An utility script to extract data from Postgres (.sql) dumps.
We have dumps from different postgres/postgis servers, different versions of postgres are involved and it's not simple to just restore them given the necessary data(/relationships/ownerships) integrity that a full restore requires.
Moreover, in this case the dumps contain just read-only data, so the only requirement is to have access to those tables.
The tool iterates through a sql file, that contains statements generated by pg_dump. When a CREATE TABLE
command is found the statement is converted in the DuckDB
dialect and a table with the same data schema is created.
The script then looks for the COPY
statement,
- reads each line after that as TSV
- perform some transformation to match the table schema
- convert this block of rows to an arrow table
- efficiently copies the arrow table into duckdb
- export the table as parquet file
pip install .
usage: pg_dedump [-h] [-v] [-r] [-c CHUNKS] [-t TOTAL] [-d DB] [-p PREFIX] [-o OUTPUT] [--output-type OUTPUT_TYPE] [FILE ...]

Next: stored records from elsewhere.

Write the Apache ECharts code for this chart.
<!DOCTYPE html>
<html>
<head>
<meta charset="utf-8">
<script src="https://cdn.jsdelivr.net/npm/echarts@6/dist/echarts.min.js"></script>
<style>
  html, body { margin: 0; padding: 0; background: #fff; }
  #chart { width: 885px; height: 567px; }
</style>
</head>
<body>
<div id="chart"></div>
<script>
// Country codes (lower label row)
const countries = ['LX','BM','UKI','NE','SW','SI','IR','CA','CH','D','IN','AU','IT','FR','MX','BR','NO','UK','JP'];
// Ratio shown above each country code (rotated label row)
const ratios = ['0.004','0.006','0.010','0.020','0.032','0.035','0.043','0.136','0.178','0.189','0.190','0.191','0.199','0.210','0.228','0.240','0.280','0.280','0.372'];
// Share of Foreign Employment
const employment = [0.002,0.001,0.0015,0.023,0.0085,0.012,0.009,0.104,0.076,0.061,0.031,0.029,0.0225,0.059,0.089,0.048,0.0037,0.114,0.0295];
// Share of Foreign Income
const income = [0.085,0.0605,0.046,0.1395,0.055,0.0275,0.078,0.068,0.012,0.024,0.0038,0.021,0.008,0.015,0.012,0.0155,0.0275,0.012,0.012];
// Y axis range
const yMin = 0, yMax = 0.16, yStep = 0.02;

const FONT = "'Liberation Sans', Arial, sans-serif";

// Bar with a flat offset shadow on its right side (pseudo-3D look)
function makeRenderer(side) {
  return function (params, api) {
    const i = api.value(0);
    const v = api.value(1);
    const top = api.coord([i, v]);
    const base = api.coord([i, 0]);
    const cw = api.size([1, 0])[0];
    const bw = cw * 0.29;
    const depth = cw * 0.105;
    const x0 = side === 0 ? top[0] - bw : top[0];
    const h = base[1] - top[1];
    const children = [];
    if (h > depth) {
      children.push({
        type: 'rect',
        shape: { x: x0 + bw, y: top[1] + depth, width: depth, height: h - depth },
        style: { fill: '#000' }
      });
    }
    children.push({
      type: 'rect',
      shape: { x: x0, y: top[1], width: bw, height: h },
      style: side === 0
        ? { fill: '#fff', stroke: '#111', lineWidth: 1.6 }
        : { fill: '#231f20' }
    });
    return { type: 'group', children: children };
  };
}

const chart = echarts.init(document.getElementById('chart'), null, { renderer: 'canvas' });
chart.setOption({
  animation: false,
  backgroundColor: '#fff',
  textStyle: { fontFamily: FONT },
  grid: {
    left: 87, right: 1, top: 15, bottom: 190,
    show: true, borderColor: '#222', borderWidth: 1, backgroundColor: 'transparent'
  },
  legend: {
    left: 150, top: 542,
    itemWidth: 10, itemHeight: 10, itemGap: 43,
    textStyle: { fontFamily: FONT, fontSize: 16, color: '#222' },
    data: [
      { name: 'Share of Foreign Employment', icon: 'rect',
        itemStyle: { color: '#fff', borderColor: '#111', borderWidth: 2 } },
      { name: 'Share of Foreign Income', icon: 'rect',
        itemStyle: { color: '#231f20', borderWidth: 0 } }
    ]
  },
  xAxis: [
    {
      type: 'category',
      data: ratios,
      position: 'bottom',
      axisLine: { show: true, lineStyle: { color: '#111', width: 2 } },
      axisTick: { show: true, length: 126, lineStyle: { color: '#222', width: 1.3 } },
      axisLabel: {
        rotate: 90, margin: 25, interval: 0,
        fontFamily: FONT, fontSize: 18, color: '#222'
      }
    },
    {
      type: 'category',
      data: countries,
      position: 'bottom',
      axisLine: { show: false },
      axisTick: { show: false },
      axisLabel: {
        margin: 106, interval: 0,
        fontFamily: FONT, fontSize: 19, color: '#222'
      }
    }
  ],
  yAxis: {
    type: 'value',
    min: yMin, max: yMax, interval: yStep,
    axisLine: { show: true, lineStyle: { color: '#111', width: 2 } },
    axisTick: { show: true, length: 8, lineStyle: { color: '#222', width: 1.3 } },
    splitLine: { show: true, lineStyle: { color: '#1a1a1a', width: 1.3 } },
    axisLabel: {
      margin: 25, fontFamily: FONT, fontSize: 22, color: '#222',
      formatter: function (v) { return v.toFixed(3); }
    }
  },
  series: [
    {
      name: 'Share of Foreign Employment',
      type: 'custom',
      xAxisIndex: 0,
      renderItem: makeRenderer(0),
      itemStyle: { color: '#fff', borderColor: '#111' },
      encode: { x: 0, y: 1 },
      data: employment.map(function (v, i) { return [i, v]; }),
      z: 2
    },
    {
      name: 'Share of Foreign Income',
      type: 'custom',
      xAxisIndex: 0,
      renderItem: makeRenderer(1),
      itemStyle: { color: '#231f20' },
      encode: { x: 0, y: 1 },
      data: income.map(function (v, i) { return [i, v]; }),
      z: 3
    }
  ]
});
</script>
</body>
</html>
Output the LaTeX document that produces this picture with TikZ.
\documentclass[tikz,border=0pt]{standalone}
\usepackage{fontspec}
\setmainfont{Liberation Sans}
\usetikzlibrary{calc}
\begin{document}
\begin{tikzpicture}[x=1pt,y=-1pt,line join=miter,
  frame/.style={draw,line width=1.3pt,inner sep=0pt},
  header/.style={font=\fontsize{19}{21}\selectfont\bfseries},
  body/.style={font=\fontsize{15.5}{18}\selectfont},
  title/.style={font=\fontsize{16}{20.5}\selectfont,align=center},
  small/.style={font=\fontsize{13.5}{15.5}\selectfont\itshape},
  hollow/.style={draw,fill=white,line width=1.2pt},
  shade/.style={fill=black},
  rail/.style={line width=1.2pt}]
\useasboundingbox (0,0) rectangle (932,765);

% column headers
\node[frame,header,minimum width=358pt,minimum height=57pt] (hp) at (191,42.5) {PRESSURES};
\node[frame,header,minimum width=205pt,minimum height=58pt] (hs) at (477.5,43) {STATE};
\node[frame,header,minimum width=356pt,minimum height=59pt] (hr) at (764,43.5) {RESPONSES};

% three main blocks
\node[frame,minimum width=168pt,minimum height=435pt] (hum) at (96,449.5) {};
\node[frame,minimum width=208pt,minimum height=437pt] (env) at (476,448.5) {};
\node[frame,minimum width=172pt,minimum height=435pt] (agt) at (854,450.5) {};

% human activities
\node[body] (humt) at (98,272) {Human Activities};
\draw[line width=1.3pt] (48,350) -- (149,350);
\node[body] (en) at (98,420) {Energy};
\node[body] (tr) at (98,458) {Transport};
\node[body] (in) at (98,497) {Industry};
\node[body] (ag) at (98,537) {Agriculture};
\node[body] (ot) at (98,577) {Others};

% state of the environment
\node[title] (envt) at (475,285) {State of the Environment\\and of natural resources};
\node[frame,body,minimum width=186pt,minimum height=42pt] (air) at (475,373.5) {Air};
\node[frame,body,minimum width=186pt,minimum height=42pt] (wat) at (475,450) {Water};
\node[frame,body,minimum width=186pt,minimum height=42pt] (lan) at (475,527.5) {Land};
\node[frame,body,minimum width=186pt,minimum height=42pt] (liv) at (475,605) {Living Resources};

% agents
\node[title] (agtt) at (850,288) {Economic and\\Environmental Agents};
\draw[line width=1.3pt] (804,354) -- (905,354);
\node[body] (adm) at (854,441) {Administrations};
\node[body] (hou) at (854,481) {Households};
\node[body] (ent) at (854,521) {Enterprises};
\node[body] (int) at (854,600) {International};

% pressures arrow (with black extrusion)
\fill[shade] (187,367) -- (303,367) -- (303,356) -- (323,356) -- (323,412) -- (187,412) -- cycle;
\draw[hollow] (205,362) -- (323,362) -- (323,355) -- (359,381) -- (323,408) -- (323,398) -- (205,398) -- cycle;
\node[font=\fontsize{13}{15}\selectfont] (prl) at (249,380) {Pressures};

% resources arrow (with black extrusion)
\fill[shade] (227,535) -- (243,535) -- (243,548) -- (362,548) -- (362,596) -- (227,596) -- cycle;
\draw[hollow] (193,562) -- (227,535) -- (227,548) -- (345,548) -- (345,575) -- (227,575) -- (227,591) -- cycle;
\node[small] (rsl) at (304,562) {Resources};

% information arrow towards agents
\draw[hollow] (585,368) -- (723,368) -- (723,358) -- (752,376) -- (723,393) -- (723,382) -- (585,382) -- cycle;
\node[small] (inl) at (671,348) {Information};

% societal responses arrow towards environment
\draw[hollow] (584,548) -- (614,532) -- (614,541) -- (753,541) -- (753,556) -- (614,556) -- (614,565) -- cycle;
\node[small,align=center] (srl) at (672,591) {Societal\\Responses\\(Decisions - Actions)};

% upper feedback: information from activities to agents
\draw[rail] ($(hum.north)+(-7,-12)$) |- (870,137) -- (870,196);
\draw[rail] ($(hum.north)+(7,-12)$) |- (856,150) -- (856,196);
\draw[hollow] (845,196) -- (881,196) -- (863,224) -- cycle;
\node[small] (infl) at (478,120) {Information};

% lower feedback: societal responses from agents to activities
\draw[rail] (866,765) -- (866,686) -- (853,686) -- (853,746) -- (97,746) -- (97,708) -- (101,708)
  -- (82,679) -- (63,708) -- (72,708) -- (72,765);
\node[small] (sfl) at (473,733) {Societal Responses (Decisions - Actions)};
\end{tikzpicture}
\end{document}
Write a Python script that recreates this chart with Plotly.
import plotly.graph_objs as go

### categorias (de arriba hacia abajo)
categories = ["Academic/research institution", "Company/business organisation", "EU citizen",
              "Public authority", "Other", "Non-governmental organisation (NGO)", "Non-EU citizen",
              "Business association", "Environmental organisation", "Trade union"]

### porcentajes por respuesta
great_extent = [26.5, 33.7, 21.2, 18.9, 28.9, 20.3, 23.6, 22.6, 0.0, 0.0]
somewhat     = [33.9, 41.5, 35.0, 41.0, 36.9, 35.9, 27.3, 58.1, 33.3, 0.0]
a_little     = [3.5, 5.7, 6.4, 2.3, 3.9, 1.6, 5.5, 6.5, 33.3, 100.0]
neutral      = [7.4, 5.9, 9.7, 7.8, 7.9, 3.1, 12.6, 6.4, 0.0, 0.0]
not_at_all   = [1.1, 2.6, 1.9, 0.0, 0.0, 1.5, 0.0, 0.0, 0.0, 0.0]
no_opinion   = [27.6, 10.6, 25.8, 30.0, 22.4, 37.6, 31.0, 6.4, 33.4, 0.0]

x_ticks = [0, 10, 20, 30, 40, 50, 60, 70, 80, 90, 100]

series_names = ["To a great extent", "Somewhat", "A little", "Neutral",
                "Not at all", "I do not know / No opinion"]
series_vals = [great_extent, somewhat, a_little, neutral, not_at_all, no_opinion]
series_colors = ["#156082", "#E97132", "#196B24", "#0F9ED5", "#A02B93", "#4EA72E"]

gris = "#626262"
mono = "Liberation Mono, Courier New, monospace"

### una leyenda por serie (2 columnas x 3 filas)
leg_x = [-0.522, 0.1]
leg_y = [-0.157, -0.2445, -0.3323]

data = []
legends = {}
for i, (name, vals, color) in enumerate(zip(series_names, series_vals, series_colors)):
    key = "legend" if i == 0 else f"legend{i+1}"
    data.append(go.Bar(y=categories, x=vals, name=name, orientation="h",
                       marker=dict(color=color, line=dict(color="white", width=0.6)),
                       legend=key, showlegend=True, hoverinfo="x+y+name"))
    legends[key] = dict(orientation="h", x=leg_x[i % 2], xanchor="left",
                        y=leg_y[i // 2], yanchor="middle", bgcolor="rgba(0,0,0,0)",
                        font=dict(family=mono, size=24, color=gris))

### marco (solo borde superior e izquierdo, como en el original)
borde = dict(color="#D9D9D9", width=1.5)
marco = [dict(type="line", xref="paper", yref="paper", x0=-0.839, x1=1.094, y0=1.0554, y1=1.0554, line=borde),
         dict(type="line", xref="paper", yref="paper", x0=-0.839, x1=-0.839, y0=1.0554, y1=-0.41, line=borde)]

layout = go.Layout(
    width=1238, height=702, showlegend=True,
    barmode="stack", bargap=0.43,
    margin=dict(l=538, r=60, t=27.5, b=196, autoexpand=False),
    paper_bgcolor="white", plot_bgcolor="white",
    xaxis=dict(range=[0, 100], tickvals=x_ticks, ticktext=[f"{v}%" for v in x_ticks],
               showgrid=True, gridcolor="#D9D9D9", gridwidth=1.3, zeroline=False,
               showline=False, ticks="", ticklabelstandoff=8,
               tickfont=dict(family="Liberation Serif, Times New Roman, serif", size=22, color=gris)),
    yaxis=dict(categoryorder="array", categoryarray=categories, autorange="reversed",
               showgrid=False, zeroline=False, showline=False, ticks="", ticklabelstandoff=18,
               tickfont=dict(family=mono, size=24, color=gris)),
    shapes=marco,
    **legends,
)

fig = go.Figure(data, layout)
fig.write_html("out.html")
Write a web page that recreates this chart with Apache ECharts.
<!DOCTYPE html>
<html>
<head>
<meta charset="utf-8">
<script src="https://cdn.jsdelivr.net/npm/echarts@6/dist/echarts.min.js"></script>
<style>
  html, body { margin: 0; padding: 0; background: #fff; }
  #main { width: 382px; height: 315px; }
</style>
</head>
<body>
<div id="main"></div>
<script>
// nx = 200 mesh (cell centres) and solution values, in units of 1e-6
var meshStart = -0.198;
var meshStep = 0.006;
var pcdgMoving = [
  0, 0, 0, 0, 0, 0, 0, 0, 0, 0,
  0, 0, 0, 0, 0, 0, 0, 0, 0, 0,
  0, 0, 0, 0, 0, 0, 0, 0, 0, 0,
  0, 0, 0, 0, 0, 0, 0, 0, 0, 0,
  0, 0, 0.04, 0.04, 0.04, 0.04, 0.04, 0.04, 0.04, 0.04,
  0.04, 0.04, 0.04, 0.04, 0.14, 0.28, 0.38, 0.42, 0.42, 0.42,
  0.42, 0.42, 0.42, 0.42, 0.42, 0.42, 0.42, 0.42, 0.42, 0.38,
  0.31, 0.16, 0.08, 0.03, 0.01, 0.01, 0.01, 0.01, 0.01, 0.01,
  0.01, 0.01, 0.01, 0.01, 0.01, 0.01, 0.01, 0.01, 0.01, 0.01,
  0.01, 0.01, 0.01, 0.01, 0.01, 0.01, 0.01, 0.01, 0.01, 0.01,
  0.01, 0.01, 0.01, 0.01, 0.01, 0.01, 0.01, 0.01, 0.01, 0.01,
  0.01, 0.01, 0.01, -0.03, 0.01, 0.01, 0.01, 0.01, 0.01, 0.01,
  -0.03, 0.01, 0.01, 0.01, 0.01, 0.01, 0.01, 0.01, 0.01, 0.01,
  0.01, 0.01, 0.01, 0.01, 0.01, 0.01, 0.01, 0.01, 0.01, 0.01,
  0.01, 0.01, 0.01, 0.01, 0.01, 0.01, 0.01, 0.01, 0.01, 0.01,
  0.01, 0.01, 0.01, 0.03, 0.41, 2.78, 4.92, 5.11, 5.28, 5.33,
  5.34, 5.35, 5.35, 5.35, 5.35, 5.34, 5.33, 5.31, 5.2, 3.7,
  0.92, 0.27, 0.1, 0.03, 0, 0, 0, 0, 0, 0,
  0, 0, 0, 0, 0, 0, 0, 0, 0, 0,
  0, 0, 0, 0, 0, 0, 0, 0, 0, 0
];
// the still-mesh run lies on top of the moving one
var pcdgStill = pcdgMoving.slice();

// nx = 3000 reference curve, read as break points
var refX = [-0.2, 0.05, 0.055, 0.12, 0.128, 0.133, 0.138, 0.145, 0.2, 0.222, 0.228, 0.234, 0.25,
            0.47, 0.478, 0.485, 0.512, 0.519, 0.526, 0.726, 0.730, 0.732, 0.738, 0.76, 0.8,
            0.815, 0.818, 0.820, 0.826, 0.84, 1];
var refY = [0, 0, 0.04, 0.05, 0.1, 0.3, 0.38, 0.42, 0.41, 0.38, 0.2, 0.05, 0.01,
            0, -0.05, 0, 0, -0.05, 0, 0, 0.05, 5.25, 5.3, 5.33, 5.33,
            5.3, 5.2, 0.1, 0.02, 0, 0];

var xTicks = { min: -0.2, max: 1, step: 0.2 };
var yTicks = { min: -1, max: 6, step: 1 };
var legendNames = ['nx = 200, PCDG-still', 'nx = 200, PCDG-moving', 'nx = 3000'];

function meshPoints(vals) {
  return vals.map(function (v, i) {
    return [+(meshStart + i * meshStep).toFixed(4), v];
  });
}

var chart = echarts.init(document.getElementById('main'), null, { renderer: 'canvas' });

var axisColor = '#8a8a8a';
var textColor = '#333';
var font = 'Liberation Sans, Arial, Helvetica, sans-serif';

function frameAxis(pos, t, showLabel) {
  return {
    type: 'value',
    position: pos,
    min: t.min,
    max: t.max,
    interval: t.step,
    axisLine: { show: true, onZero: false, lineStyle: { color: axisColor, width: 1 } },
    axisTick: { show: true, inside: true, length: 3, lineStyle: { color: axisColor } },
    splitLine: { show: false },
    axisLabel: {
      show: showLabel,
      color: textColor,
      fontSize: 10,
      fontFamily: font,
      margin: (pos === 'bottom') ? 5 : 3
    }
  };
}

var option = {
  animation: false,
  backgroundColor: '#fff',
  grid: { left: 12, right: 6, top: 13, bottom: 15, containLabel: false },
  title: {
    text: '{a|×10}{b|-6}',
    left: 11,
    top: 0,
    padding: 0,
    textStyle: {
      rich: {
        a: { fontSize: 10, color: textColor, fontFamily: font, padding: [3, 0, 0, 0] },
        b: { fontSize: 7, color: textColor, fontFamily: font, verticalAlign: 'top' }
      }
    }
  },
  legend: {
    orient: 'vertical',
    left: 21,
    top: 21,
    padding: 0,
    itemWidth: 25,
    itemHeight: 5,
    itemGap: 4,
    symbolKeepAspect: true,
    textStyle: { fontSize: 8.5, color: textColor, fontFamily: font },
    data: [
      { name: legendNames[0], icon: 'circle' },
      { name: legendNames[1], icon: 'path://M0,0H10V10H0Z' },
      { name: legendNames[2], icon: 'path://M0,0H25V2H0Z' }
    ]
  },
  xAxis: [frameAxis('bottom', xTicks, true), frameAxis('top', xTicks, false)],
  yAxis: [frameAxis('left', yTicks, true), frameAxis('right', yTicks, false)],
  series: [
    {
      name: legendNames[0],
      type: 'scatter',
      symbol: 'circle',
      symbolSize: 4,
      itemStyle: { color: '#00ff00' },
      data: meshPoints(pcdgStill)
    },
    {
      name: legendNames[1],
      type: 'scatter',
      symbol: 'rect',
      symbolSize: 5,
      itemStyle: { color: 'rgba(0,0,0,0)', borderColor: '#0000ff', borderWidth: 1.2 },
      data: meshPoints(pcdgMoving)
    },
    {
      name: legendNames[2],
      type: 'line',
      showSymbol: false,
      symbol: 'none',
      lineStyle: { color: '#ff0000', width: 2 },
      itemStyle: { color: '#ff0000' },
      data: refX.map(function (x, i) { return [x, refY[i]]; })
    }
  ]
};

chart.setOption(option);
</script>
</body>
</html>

extract tables from postgres dumps
positional arguments:
FILE files to read, if empty, stdin is used
options:
-h, --help show this help message and exit
-v, --verbose Print debug output
-r, --drop-db Delete the database if present
-c CHUNKS, --chunks CHUNKS
Chunk insert size - default: 10000
-t TOTAL, --total TOTAL
Total lines - enables the progress bar
-d DB, --db DB Name of the dump database - by default uses dump.ddb
-p PREFIX, --prefix PREFIX
Prefix to add to each table exported
-o OUTPUT, --output OUTPUT
Output path
--output-type OUTPUT_TYPE
Format of the tables output - default: parquet
pg_dump < dump.sql
To create an sql dump from a binary dump use:
pg_restore -f output.sql binary_dump_file
It's advised to extract just the tables you need using option -t
.